Open access publications in the SLU publication database

Abstract

The early plant embryo is divided into two domains with contrasting fates: apical embryo proper (in angiosperms) or embryonal mass (in gymnosperms) and basal suspensor. While apical domain is composed of proliferating cells and develops to plant, the suspensor consists of terminally-differentiated cells and functions as a conduit of growth factors to the growing apical domain followed by elimination through programmed cell death (PCD). The strict balance between cell division and PCD in the two domains is critical for correct embryo patterning and alteration of this balance can lead to lethality. The aim of this thesis was to identify and functionally characterise new molecular components participating in the regulation of cell division and death in plant embryo.

Cohesin is a multi-protein complex with important role in DNA replication and
sister chromatid cohesion and separation. In non-plant species, cohesin is loaded on chromatin by the Scc2-Scc4 complex. Arabidopsis thaliana homologue of Scc4 (denoted AtSCC4) was identified and shown to form functional complex with AtSCC2. Knockout of AtSCC4 induced inverse distribution of auxin response maxima in the embryos and ectopic cell division in the suspensor leading to developmental arrest and lethality. Split nuclei iFRAP (inverse fluorescence recovery after photobleaching) assay revealed AtSCC2-independent immobilization of AtSCC4 on chromatin and critical requirement of AtSCC4 for nuclear immobilization of cohesin.

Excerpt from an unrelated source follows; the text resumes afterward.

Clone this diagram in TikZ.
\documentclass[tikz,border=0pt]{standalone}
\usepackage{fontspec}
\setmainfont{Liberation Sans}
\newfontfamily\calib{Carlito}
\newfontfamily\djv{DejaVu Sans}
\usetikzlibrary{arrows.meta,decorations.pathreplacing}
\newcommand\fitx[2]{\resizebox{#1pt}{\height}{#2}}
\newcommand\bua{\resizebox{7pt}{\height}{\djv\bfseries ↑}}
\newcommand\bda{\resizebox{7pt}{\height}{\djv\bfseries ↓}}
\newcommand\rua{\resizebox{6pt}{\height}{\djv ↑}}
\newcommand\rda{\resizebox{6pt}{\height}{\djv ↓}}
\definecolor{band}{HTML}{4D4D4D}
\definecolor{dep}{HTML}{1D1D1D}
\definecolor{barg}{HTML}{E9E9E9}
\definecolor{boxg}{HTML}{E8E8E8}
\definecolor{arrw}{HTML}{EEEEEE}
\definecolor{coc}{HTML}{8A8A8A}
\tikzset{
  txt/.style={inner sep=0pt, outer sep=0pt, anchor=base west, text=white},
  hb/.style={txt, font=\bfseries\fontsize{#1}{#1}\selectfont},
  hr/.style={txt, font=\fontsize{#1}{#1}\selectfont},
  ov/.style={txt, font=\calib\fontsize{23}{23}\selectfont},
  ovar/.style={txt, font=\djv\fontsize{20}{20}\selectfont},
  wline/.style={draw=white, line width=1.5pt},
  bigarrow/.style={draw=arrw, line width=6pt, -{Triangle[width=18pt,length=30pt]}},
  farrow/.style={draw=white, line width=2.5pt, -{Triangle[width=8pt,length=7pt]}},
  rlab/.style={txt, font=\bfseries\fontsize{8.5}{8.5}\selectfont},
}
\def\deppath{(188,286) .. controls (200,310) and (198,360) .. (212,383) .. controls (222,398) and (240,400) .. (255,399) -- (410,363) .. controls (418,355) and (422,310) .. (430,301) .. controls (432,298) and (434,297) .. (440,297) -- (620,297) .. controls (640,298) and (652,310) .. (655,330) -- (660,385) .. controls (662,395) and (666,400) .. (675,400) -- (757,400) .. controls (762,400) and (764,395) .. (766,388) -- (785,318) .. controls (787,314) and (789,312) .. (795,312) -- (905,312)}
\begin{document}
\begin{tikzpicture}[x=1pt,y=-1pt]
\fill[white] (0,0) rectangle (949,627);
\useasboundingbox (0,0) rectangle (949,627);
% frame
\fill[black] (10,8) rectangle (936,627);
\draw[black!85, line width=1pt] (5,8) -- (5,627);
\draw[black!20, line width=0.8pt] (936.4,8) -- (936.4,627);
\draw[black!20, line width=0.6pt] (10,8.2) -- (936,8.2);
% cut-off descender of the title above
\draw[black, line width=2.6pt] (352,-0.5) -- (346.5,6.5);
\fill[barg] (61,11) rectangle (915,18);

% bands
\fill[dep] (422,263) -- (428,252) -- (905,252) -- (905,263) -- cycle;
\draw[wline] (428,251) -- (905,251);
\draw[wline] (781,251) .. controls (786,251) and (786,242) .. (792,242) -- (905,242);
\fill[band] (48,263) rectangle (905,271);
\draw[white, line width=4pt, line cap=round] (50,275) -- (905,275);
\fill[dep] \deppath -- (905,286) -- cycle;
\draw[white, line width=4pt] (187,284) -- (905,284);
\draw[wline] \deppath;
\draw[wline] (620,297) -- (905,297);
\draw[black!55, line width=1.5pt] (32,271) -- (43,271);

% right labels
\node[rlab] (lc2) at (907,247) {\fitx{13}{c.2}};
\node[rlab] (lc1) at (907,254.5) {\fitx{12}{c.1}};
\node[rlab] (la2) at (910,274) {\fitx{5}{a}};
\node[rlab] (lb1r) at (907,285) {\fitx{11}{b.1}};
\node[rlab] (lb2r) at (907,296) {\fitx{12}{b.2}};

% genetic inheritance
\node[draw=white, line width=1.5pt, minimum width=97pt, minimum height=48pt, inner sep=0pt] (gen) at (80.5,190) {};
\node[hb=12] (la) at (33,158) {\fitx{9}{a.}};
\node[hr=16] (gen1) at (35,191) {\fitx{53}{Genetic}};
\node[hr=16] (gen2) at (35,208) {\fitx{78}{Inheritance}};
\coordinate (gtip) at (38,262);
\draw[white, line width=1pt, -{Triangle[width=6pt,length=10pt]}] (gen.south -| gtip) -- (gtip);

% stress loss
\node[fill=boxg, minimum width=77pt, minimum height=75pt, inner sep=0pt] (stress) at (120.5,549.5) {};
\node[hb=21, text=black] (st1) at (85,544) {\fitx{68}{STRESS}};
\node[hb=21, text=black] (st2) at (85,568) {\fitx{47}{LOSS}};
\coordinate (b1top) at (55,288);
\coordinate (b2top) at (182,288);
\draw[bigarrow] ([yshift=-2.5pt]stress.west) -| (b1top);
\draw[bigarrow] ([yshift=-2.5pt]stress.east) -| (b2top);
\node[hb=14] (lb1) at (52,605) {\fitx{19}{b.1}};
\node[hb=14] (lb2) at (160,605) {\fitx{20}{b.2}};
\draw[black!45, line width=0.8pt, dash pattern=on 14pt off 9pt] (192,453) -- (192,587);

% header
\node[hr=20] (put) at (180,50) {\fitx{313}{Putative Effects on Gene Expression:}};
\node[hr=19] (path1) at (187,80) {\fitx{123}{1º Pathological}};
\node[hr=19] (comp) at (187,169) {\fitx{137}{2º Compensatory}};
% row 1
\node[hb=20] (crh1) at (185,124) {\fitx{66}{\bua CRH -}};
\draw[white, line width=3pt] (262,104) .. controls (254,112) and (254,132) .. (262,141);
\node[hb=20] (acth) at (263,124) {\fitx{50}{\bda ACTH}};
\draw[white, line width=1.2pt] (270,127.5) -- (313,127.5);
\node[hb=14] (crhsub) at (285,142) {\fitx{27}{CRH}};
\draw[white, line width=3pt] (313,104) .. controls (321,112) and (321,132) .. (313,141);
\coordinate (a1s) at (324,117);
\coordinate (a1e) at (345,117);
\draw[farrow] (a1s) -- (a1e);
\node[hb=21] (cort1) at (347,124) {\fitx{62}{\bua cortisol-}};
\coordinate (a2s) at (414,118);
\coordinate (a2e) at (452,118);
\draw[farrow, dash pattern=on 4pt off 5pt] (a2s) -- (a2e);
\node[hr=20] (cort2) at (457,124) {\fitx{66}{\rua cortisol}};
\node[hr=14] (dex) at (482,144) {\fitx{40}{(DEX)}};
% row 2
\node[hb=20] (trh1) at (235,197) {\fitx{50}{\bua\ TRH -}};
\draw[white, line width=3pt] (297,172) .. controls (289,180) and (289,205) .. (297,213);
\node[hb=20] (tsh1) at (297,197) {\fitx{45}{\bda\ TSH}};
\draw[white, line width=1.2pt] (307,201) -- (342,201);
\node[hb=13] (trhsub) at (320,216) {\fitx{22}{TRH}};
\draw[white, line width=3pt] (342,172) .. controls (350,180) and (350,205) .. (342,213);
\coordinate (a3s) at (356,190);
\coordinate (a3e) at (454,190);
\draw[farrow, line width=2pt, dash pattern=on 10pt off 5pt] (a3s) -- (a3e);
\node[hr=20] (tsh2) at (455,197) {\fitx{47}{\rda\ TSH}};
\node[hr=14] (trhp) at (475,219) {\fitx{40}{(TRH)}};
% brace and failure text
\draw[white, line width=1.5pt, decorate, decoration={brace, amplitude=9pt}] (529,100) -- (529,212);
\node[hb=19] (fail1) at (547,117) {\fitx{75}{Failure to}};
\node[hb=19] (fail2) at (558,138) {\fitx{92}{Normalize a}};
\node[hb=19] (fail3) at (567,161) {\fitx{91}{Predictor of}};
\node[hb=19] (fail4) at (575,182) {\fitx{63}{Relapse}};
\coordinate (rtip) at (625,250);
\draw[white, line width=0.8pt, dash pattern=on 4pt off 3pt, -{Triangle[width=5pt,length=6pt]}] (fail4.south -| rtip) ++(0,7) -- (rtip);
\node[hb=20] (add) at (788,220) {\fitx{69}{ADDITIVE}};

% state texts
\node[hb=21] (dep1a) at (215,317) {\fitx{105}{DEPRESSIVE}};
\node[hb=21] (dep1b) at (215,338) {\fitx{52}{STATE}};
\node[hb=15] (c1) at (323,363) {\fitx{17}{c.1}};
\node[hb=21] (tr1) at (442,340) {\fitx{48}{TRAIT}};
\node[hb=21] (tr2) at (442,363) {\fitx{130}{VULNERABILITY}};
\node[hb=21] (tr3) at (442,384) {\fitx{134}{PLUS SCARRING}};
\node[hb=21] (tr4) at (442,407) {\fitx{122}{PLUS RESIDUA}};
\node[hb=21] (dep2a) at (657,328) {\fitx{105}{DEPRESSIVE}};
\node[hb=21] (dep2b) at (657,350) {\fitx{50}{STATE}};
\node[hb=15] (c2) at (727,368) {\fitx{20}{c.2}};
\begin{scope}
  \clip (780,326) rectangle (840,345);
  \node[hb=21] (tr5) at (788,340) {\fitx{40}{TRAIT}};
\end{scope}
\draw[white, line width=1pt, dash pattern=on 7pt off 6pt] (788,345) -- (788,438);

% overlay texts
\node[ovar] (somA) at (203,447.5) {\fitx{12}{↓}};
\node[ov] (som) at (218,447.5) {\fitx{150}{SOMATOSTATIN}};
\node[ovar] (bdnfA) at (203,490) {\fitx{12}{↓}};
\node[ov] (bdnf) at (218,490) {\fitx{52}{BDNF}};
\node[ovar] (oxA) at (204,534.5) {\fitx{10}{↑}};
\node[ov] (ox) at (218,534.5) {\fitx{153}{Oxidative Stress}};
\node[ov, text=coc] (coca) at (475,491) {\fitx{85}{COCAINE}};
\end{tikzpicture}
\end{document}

During anaphase, sister chromatid cohesion is released by evolutionary conserved
protease separase (also called Extra Spindle Poles, ESP). Norway spruce (Picea abies) separase gene PaESP is highly expressed in the embryonal mass cells. PaESP-deficient embryos exhibited chromosome non-disjunction phenotype and perturbed anisotropic expansion of suspensor cells. Ectopic expression of PaESP could rescue chromosome non-disjunction phenotype of Arabidopsis ESP mutant (rsw4) but failed to rescue its root-swelling phenotype. This supports the notion of evolutionary conserved role of ESP in sister chromatid separation, but suggests that angiosperms and gymnosperms have evolved different molecular mechanisms of ESP-mediated regulation of cell expansion.

RNAseq analysis of transcriptomes of the Norway spruce embryo-suspensor
versus embryonal mass established a set of potential regulators of suspensor PCD. Most of these regulators are conserved across various plant lineages and have been implicated in the control of developmental PCD in Arabidopsis. Interestingly, the suspensor cells showed transcriptional up-regulation of a key component of endoplasmic reticulum stress (ER)-induced PCD, PaBI-1 (Picea abies Bax inhibitor-1), suggesting that suspensor PCD may likewise implicate ER-stress. Silencing of PaBI-1 induced necrotic cell death and abnormal suspensor phenotype leading to developmental arrest, thus establishing PaBI- 1 as an indispensable component of the suspensor PCD.